The latest figures, released by Essex County Council, show there are 113 families within the district who meet the Government’s criteria for intensive intervention.

The Essex Police and Crime Commissioner Nick Alston has named troubled families as one of the Community Safety Partnership’s priorities for the district.

Braintree Council’s community safety manager said: “There are a number of families within the district with complex and multiple needs that may encompass community safety.

“The priority identified the need for closer partnership working including linking into the Family Solutions Team Mid Team and sharing information and data under the agreed information sharing protocol.”

Families may meet the Government’s definition of troubled if they have characteristics such as being involved in youth crime or anti-social behaviour, having children regularly excluded from school or truanting, having an adult on out-of-work benefits or they are costing taxpayers a lot of money.

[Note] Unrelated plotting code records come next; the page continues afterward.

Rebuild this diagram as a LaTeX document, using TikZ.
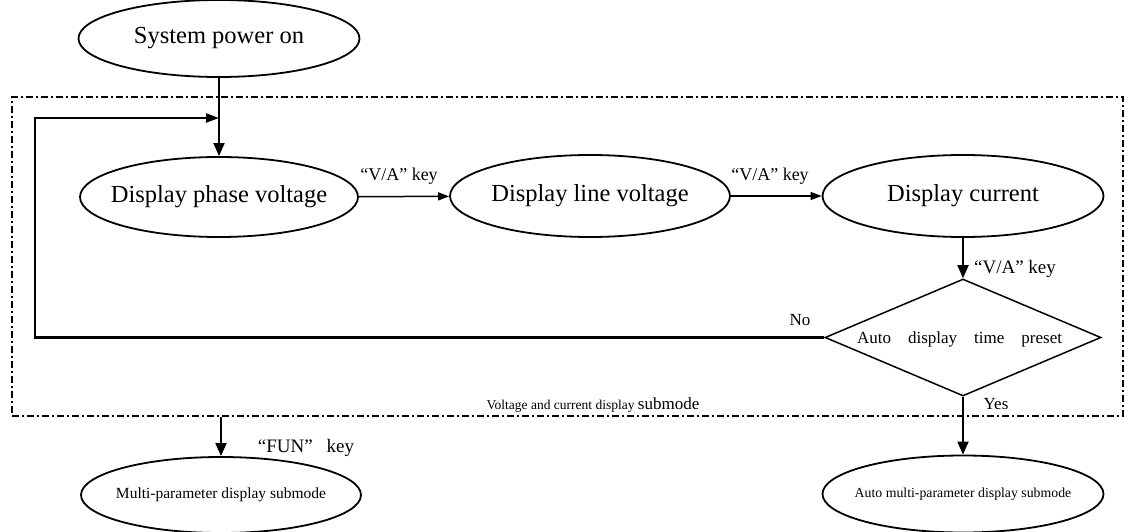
\documentclass[tikz,border=0pt]{standalone}
\usepackage{fontspec}
\setmainfont{Liberation Serif}
\usetikzlibrary{shapes.geometric,arrows.meta}
\newcommand{\zw}[1]{\makebox[0pt]{#1}}
\tikzset{
  every picture/.style={x=1pt,y=-1pt},
  stadium/.style={draw,ellipse,line width=1.8pt,inner sep=0pt,align=center},
  bigtext/.style={font=\fontsize{24.5}{28}\selectfont},
  flow/.style={line width=1.8pt,-{Triangle[length=13pt,width=11pt]}},
  hflow/.style={line width=1.5pt,-{Triangle[length=11pt,width=8pt]}},
  keylabel/.style={font=\fontsize{18}{20}\selectfont,inner sep=0pt},
  dashdot/.style={line width=1.8pt,dash pattern=on 7pt off 3pt on 2pt off 3pt},
}
\begin{document}
\begin{tikzpicture}
\useasboundingbox (0,0) rectangle (1125,532);
% dash-dot submode frame
\node[draw,dashdot,minimum width=1111pt,minimum height=319pt,inner sep=0pt] (box) at (567.5,256.5) {};
\node[inner sep=0pt,anchor=base] (boxlab) at (593,409) {\fontsize{13.5}{15}\selectfont Voltage and current display \fontsize{17}{19}\selectfont submode};
% ellipses
\node[stadium,bigtext,minimum width=281pt,minimum height=77pt] (pwr) at (219,38.5) {\zw{System power on}};
\node[stadium,bigtext,minimum width=278pt,minimum height=80pt] (phase) at (219,197) {\zw{Display phase voltage}};
\node[stadium,bigtext,minimum width=280pt,minimum height=82pt] (linev) at (590,196) {\zw{Display line voltage}};
\node[stadium,bigtext,minimum width=281pt,minimum height=82pt] (curr) at (963,196) {\zw{Display current}};
\node[draw,diamond,line width=1.5pt,inner sep=0pt,minimum width=276pt,minimum height=117pt] (dec) at (963,337.5) {};
\node[inner sep=0pt] (dectext) at (959.5,339) {\fontsize{17}{19}\selectfont\makebox[205pt][s]{Auto\hfill display\hfill time\hfill preset}};
\node[stadium,font=\fontsize{15.5}{18}\selectfont,minimum width=280pt,minimum height=76pt] (multi) at (221,495) {\zw{Multi-parameter display submode}};
\node[stadium,font=\fontsize{13.8}{16}\selectfont,minimum width=281pt,minimum height=77pt] (autom) at (963,494) {\zw{Auto multi-parameter display submode}};
% connectors
\draw[flow] (pwr) -- (phase);
\draw[hflow] (phase) -- (linev);
\draw[hflow] (linev) -- (curr);
\draw[flow] (curr) -- (dec);
\draw[flow] (dec) -- (autom);
\coordinate (fb) at (35,118);
\draw[line width=2.4pt,-{Triangle[length=13pt,width=9pt]}] (dec.west) -| (fb) -- (fb -| pwr.south);
\draw[flow] (box.south -| multi.north) -- (multi.north);
% labels
\node[keylabel] (l1) at (399,176) {“V/A”\ key};
\node[keylabel] (l2) at (770,176) {“V/A”\ key};
\node[keylabel,font=\fontsize{19}{21}\selectfont] (l3) at (1015,269) {“V/A”\ key};
\node[keylabel,font=\fontsize{17}{19}\selectfont] (no) at (800,320) {No};
\node[keylabel,font=\fontsize{17}{19}\selectfont] (yes) at (996,404) {Yes};
\node[keylabel,font=\fontsize{19}{21}\selectfont] (fun) at (306,448) {“FUN”\hspace{14pt}key};
\end{tikzpicture}
\end{document}
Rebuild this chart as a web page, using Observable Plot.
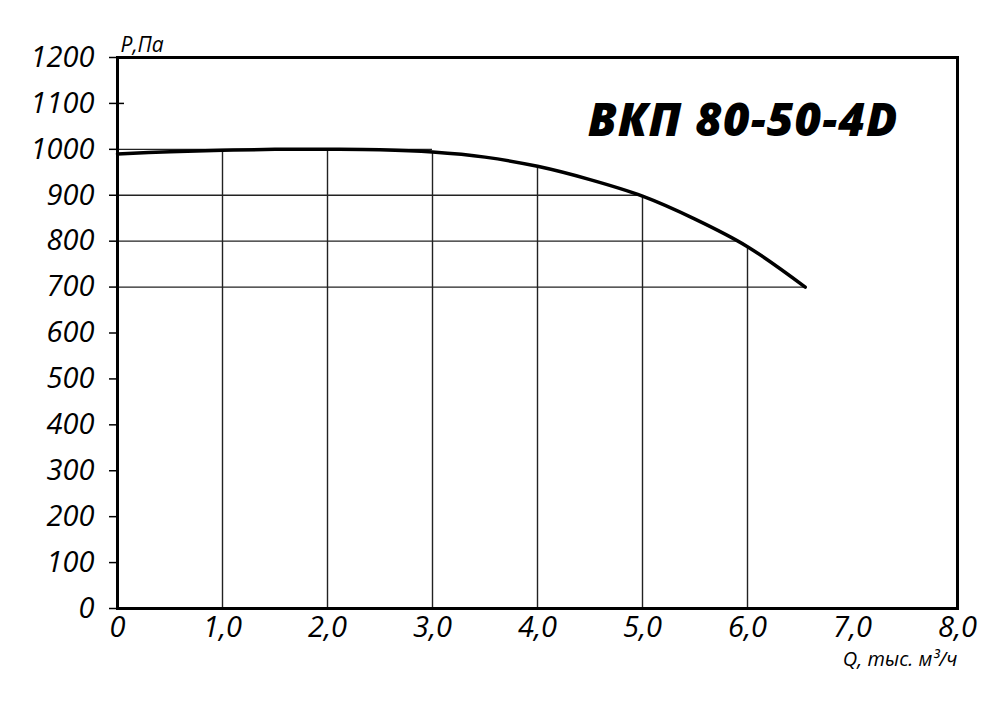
<!DOCTYPE html>
<html>
<head>
<meta charset="utf-8">
<script src="https://cdn.jsdelivr.net/npm/d3@7"></script>
<script src="https://cdn.jsdelivr.net/npm/@observablehq/plot@0.6"></script>
<style>
  html, body { margin: 0; padding: 0; background: #fff; }
  #chart { width: 1000px; height: 711px; }
</style>
</head>
<body>
<div id="chart"></div>
<script>
// Fan curve: Q (thousand m3/h) vs P (Pa)
const flowQ = [0, 0.5, 1, 1.5, 2, 2.5, 3, 3.5, 4, 4.5, 5, 5.5, 6, 6.55];
const pressureP = [990, 995, 998, 1000, 1000, 999, 994, 983, 963, 934, 898, 848, 788, 700];

// Grid lines drawn only under the curve
const gridQ = [1, 2, 3, 4, 5, 6];
const gridQTop = [998, 1000, 994, 963, 898, 788];
const gridP = [700, 800, 900, 1000];
const gridPEnd = [6.55, 5.9, 4.97, 3.0];

// Axis ticks
const yTicks = [0, 100, 200, 300, 400, 500, 600, 700, 800, 900, 1000, 1100, 1200];
const xTicks = [0, 1, 2, 3, 4, 5, 6, 7, 8];
const xTickLabels = ["0", "1,0", "2,0", "3,0", "4,0", "5,0", "6,0", "7,0", "8,0"];

const title = "ВКП 80-50-4D";
const yLabel = "P,Па";
const xLabel = "Q, тыс. м³/ч";

const curve = flowQ.map((q, i) => ({q, p: pressureP[i]}));
const vGrid = gridQ.map((q, i) => ({q, top: gridQTop[i]}));
const hGrid = gridP.map((p, i) => ({p, end: gridPEnd[i]}));

const font = "'Open Sans', 'Noto Sans', sans-serif";

const chart = Plot.plot({
  width: 1000,
  height: 711,
  marginLeft: 117,
  marginRight: 43,
  marginTop: 57,
  marginBottom: 103,
  style: {fontFamily: font, background: "#fff", color: "#000"},
  x: {domain: [0, 8]},
  y: {domain: [0, 1200]},
  marks: [
    Plot.ruleX(vGrid, {x: "q", y1: 0, y2: "top", stroke: "#222", strokeWidth: 1.4}),
    Plot.ruleY(hGrid, {y: "p", x1: 0, x2: "end", stroke: "#222", strokeWidth: 1.4}),
    Plot.line(curve, {x: "q", y: "p", curve: "catmull-rom", stroke: "#000", strokeWidth: 3.5}),
    Plot.frame({stroke: "#000", strokeWidth: 3}),
    Plot.axisY({ticks: yTicks, tickSize: 8, tickPadding: 15, tickFormat: d => String(d),
      fontSize: 29, fontStyle: "italic", fontFamily: font, label: null, stroke: "#000", strokeWidth: 1.5, fill: "#000"}),
    Plot.axisY({ticks: [1100], tickSize: -7, tickFormat: () => "", label: null, strokeWidth: 1.5}),
    Plot.axisX({ticks: xTicks, tickSize: 0, tickPadding: 8, tickFormat: d => xTickLabels[xTicks.indexOf(d)],
      fontSize: 29, fontStyle: "italic", fontFamily: font, label: null, fill: "#000"}),
    Plot.text([yLabel], {frameAnchor: "top-left", textAnchor: "start", lineAnchor: "bottom", dx: 3, dy: -6,
      fontSize: 21, fontStyle: "italic", fontFamily: font, fill: "#000"}),
    Plot.text([xLabel], {frameAnchor: "bottom-right", textAnchor: "end", lineAnchor: "top", dx: 0, dy: 43,
      fontSize: 20, fontStyle: "italic", fontFamily: font, fill: "#000"}),
    Plot.text([title], {frameAnchor: "top-right", textAnchor: "end", lineAnchor: "top", dx: -59, dy: 46,
      fontSize: 46, fontStyle: "italic", fontWeight: 800, fontFamily: font, fill: "#000"})
  ]
});
d3.select(chart).selectAll("text")
  .filter(function() { return this.textContent === title; })
  .style("letter-spacing", "1px");
document.getElementById("chart").appendChild(chart);
</script>
</body>
</html>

The average cost is an estimated £75,000 per year.

The Government’s financial framework for its Troubled Families Programme says intensive intervention, which brings together agencies such as the police and local councils, cost £10,000 per family.

As part of the programme the Government has said it will pay up to £4,000 of this.

Latest figures show there are 2,200 troubled families in Essex, excluding Southend and Thurrock, and that 736 were being worked with by local authorities at the end of September this year.

By the end of October this year 185 of those were classed as having been “turned around.”

By 2015 Essex County Council aims to have helped 2,220.

The Government’s programme aims to turn around 120,000 families between 2012 and 2015.